I have searched Ulster Bank.ie and AAM but can't find the answer.

Online Ulster Bank transactions have a column headed 'Type'. Some of the TLA - three letter acronyms, are straight forward i.e. CHQ = cheque; GSD = gov stamp duty; POS = Point of Sale.

There are others that don't appear obvious, at least to me...
*C/L = ?* (only used for debits as far as I can see)
*DPC = ?* (used for both debits and credits)
*SBT = ?* (only used for credits as far as I can see)

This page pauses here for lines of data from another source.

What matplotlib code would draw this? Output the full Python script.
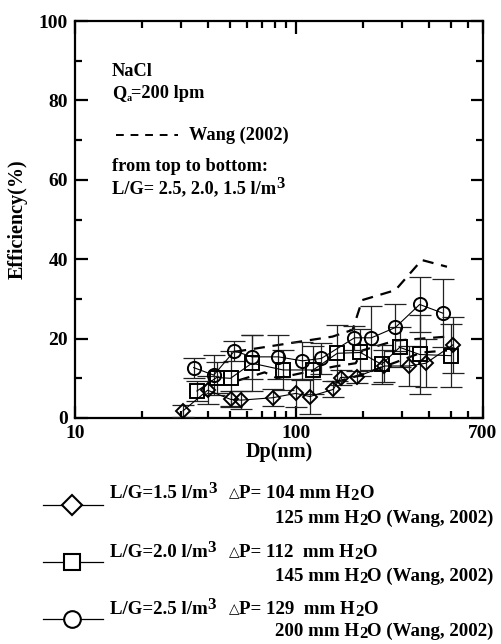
import matplotlib
matplotlib.use("Agg")
import matplotlib.pyplot as plt
from matplotlib.lines import Line2D
from matplotlib.ticker import FixedLocator, NullFormatter

plt.rcParams['font.family'] = ['Liberation Serif', 'DejaVu Sans']
plt.rcParams['font.weight'] = 'bold'

# ---- data ----
dia_x = [30.8, 39.8, 50.5, 56.3, 78.2, 99.7, 115.4, 147.2, 158.8, 188.8, 250.9, 325, 386, 511]
dia_y = [1.8, 7.0, 4.7, 4.5, 5.1, 6.2, 5.4, 7.2, 10.2, 10.4, 13.1, 13.1, 13.8, 18.4]
dia_e = [1.5, 3.5, 2.0, 2.3, 2.2, 3.5, 4.5, 2.0, 2.0, 1.5, 4.0, 5.0, 6.0, 7.0]

sq_x = [35.6, 43.7, 50.5, 63.1, 87.3, 119.4, 153.5, 195.4, 243.3, 294, 362, 501]
sq_y = [6.8, 10.2, 10.0, 13.8, 12.1, 12.1, 16.3, 16.5, 13.5, 17.8, 16.0, 15.7]
sq_e = [2.5, 4.0, 7.0, 7.0, 5.0, 6.0, 7.0, 6.0, 5.0, 5.0, 10.0, 8.0]

ci_x = [34.4, 42.4, 52.6, 63.1, 83.2, 106.7, 130, 183.6, 219, 281, 362, 461]
ci_y = [12.7, 10.8, 16.9, 15.4, 15.4, 14.4, 15.0, 20.2, 20.2, 22.8, 28.6, 26.4]
ci_e = [2.5, 5.0, 2.5, 5.5, 5.5, 4.8, 4.0, 3.0, 8.0, 6.0, 7.0, 8.5]

wang25_x = [53, 103, 146, 180, 199, 281, 370, 481]
wang25_y = [16.7, 19.2, 20.5, 22.2, 29.7, 32.2, 39.8, 38.1]
wang20_x = [55, 72, 82, 110, 150, 186, 199, 281, 370, 481]
wang20_y = [9.5, 11.5, 10.0, 11.5, 13.0, 13.8, 17.0, 19.5, 20.0, 20.5]
wang15_x = [150, 200, 281, 370, 481]
wang15_y = [9.0, 11.0, 14.0, 16.5, 17.0]

x_ticks = [10, 100, 700]
x_minor = [20, 30, 40, 50, 60, 70, 80, 90, 200, 300, 400, 500, 600]
y_ticks = [0, 20, 40, 60, 80, 100]
y_minor = [10, 30, 50, 70, 90]

legend_lg = ['1.5', '2.0', '2.5']
legend_dp = ['104 ', '112  ', '129  ']
legend_wang = ['125', '145', '200']

W, H = 502, 644
fig = plt.figure(figsize=(W / 100, H / 100), dpi=100)
ax = fig.add_axes([75 / W, 1 - 418 / H, 408 / W, 397 / H])
ax.set_xscale('log')
ax.set_xlim(10, 700)
ax.set_ylim(0, 100)

for s in ax.spines.values():
    s.set_linewidth(1.6)

ax.xaxis.set_major_locator(FixedLocator(x_ticks))
ax.xaxis.set_minor_locator(FixedLocator(x_minor))
ax.xaxis.set_minor_formatter(NullFormatter())
ax.set_xticklabels([str(v) for v in x_ticks])
ax.yaxis.set_major_locator(FixedLocator(y_ticks))
ax.yaxis.set_minor_locator(FixedLocator(y_minor))
ax.tick_params(which='both', direction='in', top=True, right=True, width=1.6, labelsize=14)
ax.tick_params(which='major', length=9, pad=5)
ax.tick_params(which='minor', length=5)
for lab in ax.get_xticklabels() + ax.get_yticklabels():
    lab.set_fontweight('bold')

ax.set_xlabel('Dp(nm)', fontsize=14.5, fontweight='bold', labelpad=0)
ax.set_ylabel('Efficiency(%)', fontsize=14.5, fontweight='bold', labelpad=8)

# dashed Wang (2002) lines
for xs, ys in [(wang25_x, wang25_y), (wang20_x, wang20_y), (wang15_x, wang15_y)]:
    ax.plot(xs, ys, color='black', lw=1.6, ls=(0, (5, 3.5)), zorder=2)

ms = 9.5
for xs, ys, es, mk in [(dia_x, dia_y, dia_e, 'D'), (sq_x, sq_y, sq_e, 's'), (ci_x, ci_y, ci_e, 'o')]:
    ax.errorbar(xs, ys, yerr=es, fmt='none', ecolor='#222222', elinewidth=0.9,
                capsize=8, capthick=0.9, zorder=3)
    ax.plot(xs, ys, color='black', lw=0.8, marker=mk,
            markersize=(ms * 0.8 if mk == 'D' else ms), markerfacecolor='none',
            markeredgecolor='black', markeredgewidth=1.4, zorder=4)

# overlay in pixel coordinates for the annotations
ov = fig.add_axes([0, 0, 1, 1], facecolor='none')
ov.set_xlim(0, W)
ov.set_ylim(H, 0)
ov.axis('off')
renderer = fig.canvas.get_renderer()


def rich(x, y, pieces, fs):
    """pieces: (text, scale, dy_px, family-or-None)"""
    for t, sc, dy, fam in pieces:
        kw = dict(fontsize=fs * sc, fontweight='bold', va='baseline', ha='left')
        if fam:
            kw['family'] = fam
        txt = ov.text(x, y + dy, t, **kw)
        bb = txt.get_window_extent(renderer=renderer)
        x += bb.width
    return x


fs = 13.2
rich(112, 76, [('NaCl', 1, 0, None)], fs)
rich(112, 98, [('Q', 1, 0, None), ('a', 0.55, 3, None), ('=200 lpm', 1, 0, None)], fs)
ov.add_line(Line2D([116, 178], [135, 135], color='black', lw=1.4, ls=(0, (4, 3.5))))
rich(189, 140, [('Wang (2002)', 1, 0, None)], fs)
rich(112, 171, [('from top to bottom:', 1, 0, None)], fs)
rich(112, 193, [('L/G= 2.5, 2.0, 1.5 l/m', 1, 0, None), ('3', 0.9, -5, None)], fs)

# legend below
markers = ['D', 's', 'o']
handle_y = [505, 562, 619]
base1 = [498, 557, 614]
base2 = [523, 581, 636]
fl = 13.6
for mk, lg, dp1, wg, yh, b1, b2 in zip(markers, legend_lg, legend_dp, legend_wang,
                                        handle_y, base1, base2):
    ov.add_line(Line2D([43, 103], [yh, yh], color='black', lw=0.9))
    ov.add_line(Line2D([72], [yh], marker=mk, markersize=(10.5 if mk == 'D' else 12),
                       markerfacecolor='white', markeredgecolor='black', markeredgewidth=1.5))
    rich(110, b1, [('L/G=' + lg + ' l/m', 1, 0, None), ('3', 0.9, -5, None)], fl)
    rich(229, b1, [('\u25b3', 0.72, -1, ['DejaVu Sans']),
                   ('P= ' + dp1 + 'mm H', 1, 0, None), ('2', 0.88, 2, None),
                   ('O', 1, 0, None)], fl)
    rich(275, b2, [(wg + ' mm H', 1, 0, None), ('2', 0.88, 2, None),
                   ('O (Wang, 2002)', 1, 0, None)], fl)

fig.savefig('out.png', dpi=100)
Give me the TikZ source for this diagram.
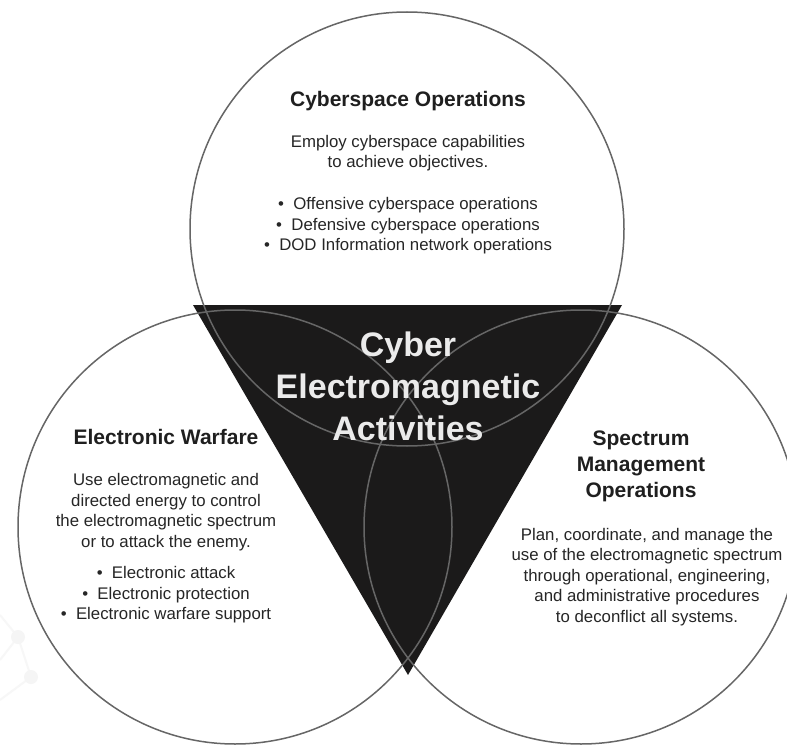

Any and all suggestions gratefully received!


----------



## pudds (11 Jul 2010)

Courtesy of my friend Google



Below are the most common abbreviations that may be displayed on your  bank account statement.

BAC - Automated Credit
BGC - Bank Giro Credit
BSP - Branch Single Payment
*C/L - Cashline/Cash machine*
CHG - Charge
CHP - Payment by CHAPS transfer
CHQ - Cheque
CUI - Centralised Unpaid In (Unpaid Cheque)
CWP - Cold Weather Payment
D/D - Direct Debit
DIV - Dividend
*DPC - Direct Banking by PC*
DR - Account Overdrawn or Debit Item
DWP - Department for Work and Pensions
ERTF - Exchange Rate Transaction Fee
IBP - Inter-Branch Payment
INT - Interest
ITL - International
NDC - Non Dividend Counterfoil
POS - Point of Sale/Debit Card Transaction
S/O - Standing Order
*SBT - Screen Based Transaction*
TFR - Transfer
TLR - Teller Transaction
TSU - Telephone Banking


----------



## Moral Ethos (13 Jul 2010)

Thanks for that!


----------